--- start Excerpted records ---
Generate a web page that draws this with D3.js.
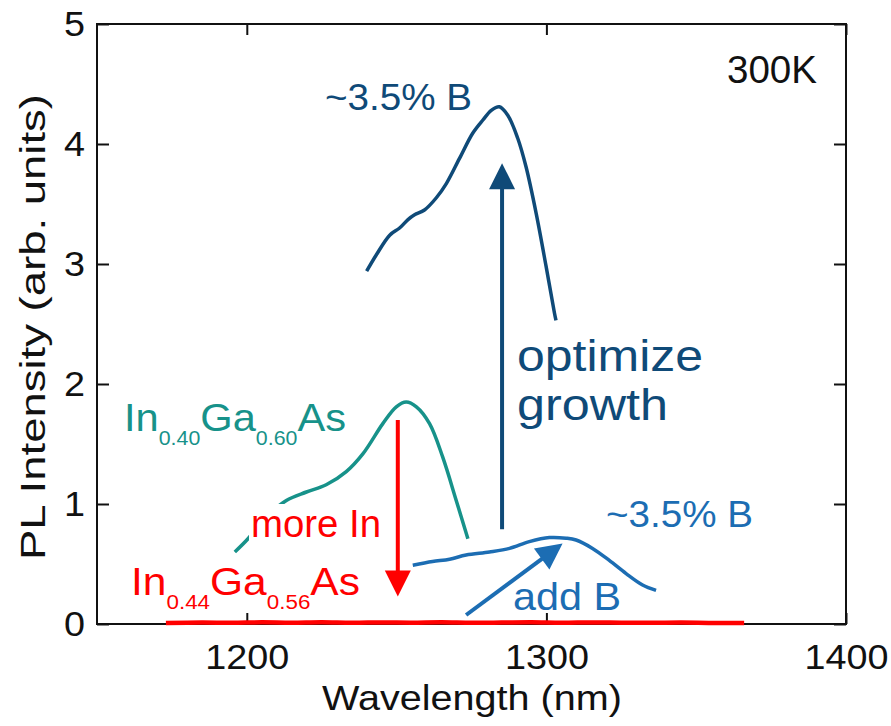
--- end Excerpted records ---
--- start Excerpted records ---
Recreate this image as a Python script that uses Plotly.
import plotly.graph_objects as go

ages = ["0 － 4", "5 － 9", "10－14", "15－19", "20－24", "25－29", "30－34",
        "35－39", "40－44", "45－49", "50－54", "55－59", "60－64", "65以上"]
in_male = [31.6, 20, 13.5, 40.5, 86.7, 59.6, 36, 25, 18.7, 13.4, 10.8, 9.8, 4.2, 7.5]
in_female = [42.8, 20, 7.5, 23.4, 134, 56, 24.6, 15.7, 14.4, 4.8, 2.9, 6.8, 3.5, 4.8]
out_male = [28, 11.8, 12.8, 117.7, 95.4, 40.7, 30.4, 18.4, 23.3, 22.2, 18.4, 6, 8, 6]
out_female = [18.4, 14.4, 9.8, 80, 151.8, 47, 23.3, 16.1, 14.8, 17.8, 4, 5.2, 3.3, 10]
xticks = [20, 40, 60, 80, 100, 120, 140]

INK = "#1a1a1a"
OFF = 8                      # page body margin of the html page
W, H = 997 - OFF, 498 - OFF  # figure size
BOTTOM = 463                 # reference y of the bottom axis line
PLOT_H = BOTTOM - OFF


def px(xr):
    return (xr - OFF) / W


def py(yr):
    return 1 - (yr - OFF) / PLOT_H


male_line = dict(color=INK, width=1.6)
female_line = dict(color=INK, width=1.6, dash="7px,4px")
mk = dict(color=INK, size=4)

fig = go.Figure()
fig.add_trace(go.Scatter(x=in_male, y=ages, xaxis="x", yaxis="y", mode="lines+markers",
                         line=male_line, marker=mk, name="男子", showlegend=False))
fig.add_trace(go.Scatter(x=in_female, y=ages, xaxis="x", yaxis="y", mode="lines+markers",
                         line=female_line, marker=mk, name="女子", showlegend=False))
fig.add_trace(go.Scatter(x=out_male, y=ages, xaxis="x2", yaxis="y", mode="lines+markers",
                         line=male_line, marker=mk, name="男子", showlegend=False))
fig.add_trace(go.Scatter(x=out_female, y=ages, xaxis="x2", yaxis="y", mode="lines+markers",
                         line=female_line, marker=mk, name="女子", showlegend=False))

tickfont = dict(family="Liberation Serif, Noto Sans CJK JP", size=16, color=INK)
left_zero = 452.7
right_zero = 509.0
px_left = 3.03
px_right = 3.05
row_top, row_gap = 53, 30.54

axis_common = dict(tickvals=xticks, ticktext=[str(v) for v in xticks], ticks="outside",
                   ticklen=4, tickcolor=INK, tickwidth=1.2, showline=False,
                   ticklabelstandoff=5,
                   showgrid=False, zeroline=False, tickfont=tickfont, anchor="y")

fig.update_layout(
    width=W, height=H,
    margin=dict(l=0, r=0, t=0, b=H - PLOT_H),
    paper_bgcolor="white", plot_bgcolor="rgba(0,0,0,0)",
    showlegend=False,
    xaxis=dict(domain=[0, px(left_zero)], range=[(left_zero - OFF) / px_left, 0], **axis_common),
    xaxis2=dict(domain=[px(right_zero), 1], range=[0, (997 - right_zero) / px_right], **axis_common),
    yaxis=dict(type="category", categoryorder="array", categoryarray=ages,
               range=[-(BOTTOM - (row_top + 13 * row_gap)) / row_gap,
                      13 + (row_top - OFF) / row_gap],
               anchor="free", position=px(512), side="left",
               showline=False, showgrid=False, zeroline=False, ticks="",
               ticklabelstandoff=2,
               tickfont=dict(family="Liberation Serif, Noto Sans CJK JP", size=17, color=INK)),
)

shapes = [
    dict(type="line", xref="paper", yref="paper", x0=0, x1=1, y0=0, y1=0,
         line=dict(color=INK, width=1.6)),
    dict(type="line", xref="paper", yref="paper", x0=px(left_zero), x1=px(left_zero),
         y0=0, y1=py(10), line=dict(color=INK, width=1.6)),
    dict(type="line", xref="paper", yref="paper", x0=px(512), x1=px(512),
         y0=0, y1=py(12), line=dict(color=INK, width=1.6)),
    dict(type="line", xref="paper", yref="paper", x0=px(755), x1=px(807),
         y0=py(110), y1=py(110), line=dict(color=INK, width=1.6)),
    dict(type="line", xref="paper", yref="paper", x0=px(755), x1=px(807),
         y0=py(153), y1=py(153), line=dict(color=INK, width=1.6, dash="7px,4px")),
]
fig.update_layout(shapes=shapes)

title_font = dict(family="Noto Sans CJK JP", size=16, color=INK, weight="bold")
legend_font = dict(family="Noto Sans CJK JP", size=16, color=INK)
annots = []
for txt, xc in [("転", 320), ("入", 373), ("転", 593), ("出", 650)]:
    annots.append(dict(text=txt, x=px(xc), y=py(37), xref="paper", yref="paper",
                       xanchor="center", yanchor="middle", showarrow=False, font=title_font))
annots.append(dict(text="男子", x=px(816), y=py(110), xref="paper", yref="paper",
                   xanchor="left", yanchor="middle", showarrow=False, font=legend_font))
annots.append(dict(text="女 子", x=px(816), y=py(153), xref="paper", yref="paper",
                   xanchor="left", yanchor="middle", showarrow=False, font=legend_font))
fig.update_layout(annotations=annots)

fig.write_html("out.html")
--- end Excerpted records ---
From the line that contains "Recreate this image" through the line that contains "import plotly.graph_objects as go", reproduce every line exactly, both end lines included.

Completed task
Recreate this image as a Python script that uses Plotly.
import plotly.graph_objects as go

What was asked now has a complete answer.